* Directive: Write out every line exactly, from the start of the records below to the line with "ax2 = fig.add_axes([0.154, 0.1105, 0.671, 0.381])", and stop there. Don't write out the pictures.

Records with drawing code

-- -- --

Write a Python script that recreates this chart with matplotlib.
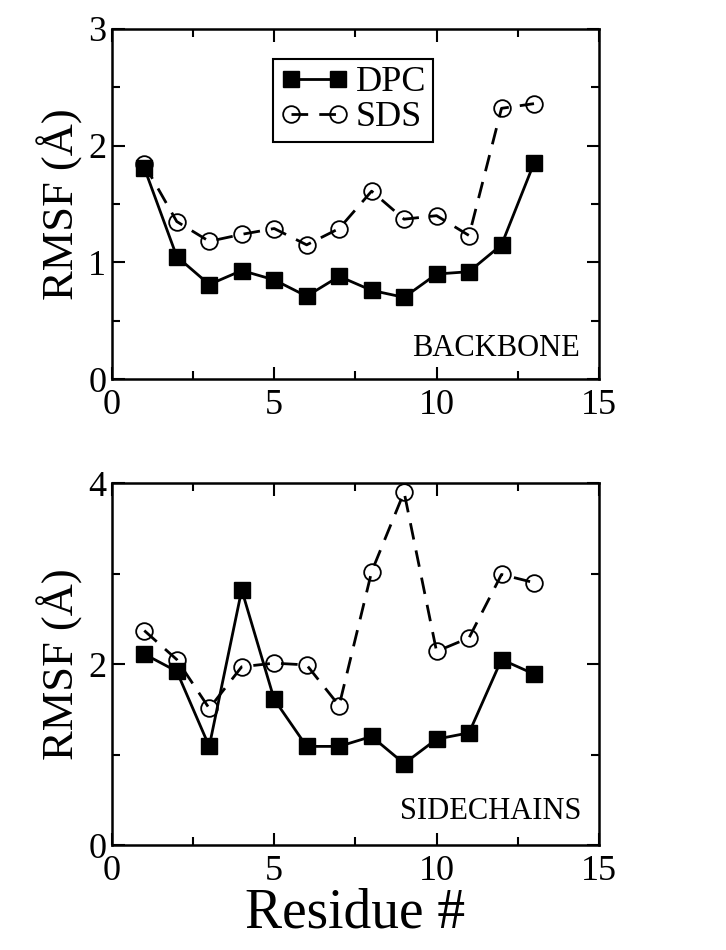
import numpy as np
import matplotlib as mpl
mpl.use('Agg')
mpl.rcParams['font.family'] = ['Liberation Serif', 'DejaVu Serif']
import matplotlib.pyplot as plt
from matplotlib.ticker import MultipleLocator

residue = [1, 2, 3, 4, 5, 6, 7, 8, 9, 10, 11, 12, 13]

# backbone RMSF (A)
bb_dpc = [1.81, 1.05, 0.81, 0.93, 0.85, 0.71, 0.88, 0.76, 0.70, 0.90, 0.92, 1.15, 1.85]
bb_sds = [1.84, 1.35, 1.18, 1.24, 1.29, 1.15, 1.29, 1.61, 1.37, 1.40, 1.23, 2.32, 2.36]

# sidechain RMSF (A)
sc_dpc = [2.11, 1.92, 1.09, 2.82, 1.61, 1.09, 1.09, 1.20, 0.90, 1.17, 1.24, 2.05, 1.89]
sc_sds = [2.37, 2.05, 1.51, 1.97, 2.01, 1.99, 1.54, 3.02, 3.90, 2.14, 2.29, 2.99, 2.90]

fig = plt.figure(figsize=(7.26, 9.5), dpi=100)
ax1 = fig.add_axes([0.154, 0.601, 0.671, 0.3685])
ax2 = fig.add_axes([0.154, 0.1105, 0.671, 0.381])

def style(ax, ymax, ymaj, ymin):
	ax.set_xlim(0, 15)
	ax.set_ylim(0, ymax)
	ax.xaxis.set_major_locator(MultipleLocator(5))
	ax.xaxis.set_minor_locator(MultipleLocator(2.5))
	ax.yaxis.set_major_locator(MultipleLocator(ymaj))
	ax.yaxis.set_minor_locator(MultipleLocator(ymin))
	ax.tick_params(which='both', direction='in', top=True, right=True, width=1.5, labelsize=26, pad=4)
	ax.tick_params(axis='x', which='major', pad=7)
	ax.tick_params(which='major', length=9)
	ax.tick_params(which='minor', length=6)
	for s in ax.spines.values():
		s.set_linewidth(1.8)
	ax.set_ylabel('RMSF (Å)', fontsize=32, labelpad=4)

def draw(ax, dpc, sds):
	ax.plot(residue, dpc, '-', color='black', lw=2, marker='s', ms=11,
		mfc='black', mec='black', label='DPC')
	ax.plot(residue, sds, '--', color='black', lw=2, dashes=(6, 4), marker='o', ms=12,
		mfc='none', mec='black', mew=1.3, label='SDS')

draw(ax1, bb_dpc, bb_sds)
style(ax1, 3, 1, 0.5)
ax1.text(14.4, 0.2, 'BACKBONE', fontsize=22, ha='right', va='baseline')
leg = ax1.legend(loc='upper left', bbox_to_anchor=(0.33, 0.915), fontsize=26, numpoints=2,
	handlelength=1.9, handletextpad=0.2, borderpad=0.2, labelspacing=0.05,
	fancybox=False, edgecolor='black', framealpha=1, borderaxespad=0)
leg.get_frame().set_linewidth(1.5)

draw(ax2, sc_dpc, sc_sds)
style(ax2, 4, 2, 1)
ax2.text(14.45, 0.29, 'SIDECHAINS', fontsize=22, ha='right', va='baseline')
ax2.set_xlabel('Residue #', fontsize=40, labelpad=0)

fig.savefig('out.png', dpi=100)
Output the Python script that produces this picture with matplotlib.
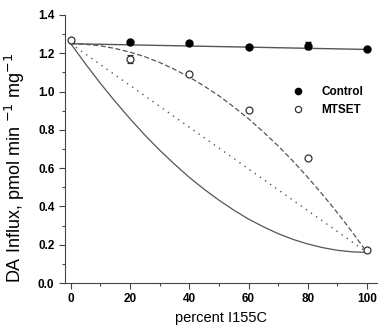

-- -- --

* Task output:
Write a Python script that recreates this chart with matplotlib.
import numpy as np
import matplotlib as mpl
mpl.use('Agg')
mpl.rcParams['font.family'] = ['Liberation Serif', 'DejaVu Serif']
import matplotlib.pyplot as plt
from matplotlib.ticker import MultipleLocator

residue = [1, 2, 3, 4, 5, 6, 7, 8, 9, 10, 11, 12, 13]

# backbone RMSF (A)
bb_dpc = [1.81, 1.05, 0.81, 0.93, 0.85, 0.71, 0.88, 0.76, 0.70, 0.90, 0.92, 1.15, 1.85]
bb_sds = [1.84, 1.35, 1.18, 1.24, 1.29, 1.15, 1.29, 1.61, 1.37, 1.40, 1.23, 2.32, 2.36]

# sidechain RMSF (A)
sc_dpc = [2.11, 1.92, 1.09, 2.82, 1.61, 1.09, 1.09, 1.20, 0.90, 1.17, 1.24, 2.05, 1.89]
sc_sds = [2.37, 2.05, 1.51, 1.97, 2.01, 1.99, 1.54, 3.02, 3.90, 2.14, 2.29, 2.99, 2.90]

fig = plt.figure(figsize=(7.26, 9.5), dpi=100)
ax1 = fig.add_axes([0.154, 0.601, 0.671, 0.3685])
ax2 = fig.add_axes([0.154, 0.1105, 0.671, 0.381])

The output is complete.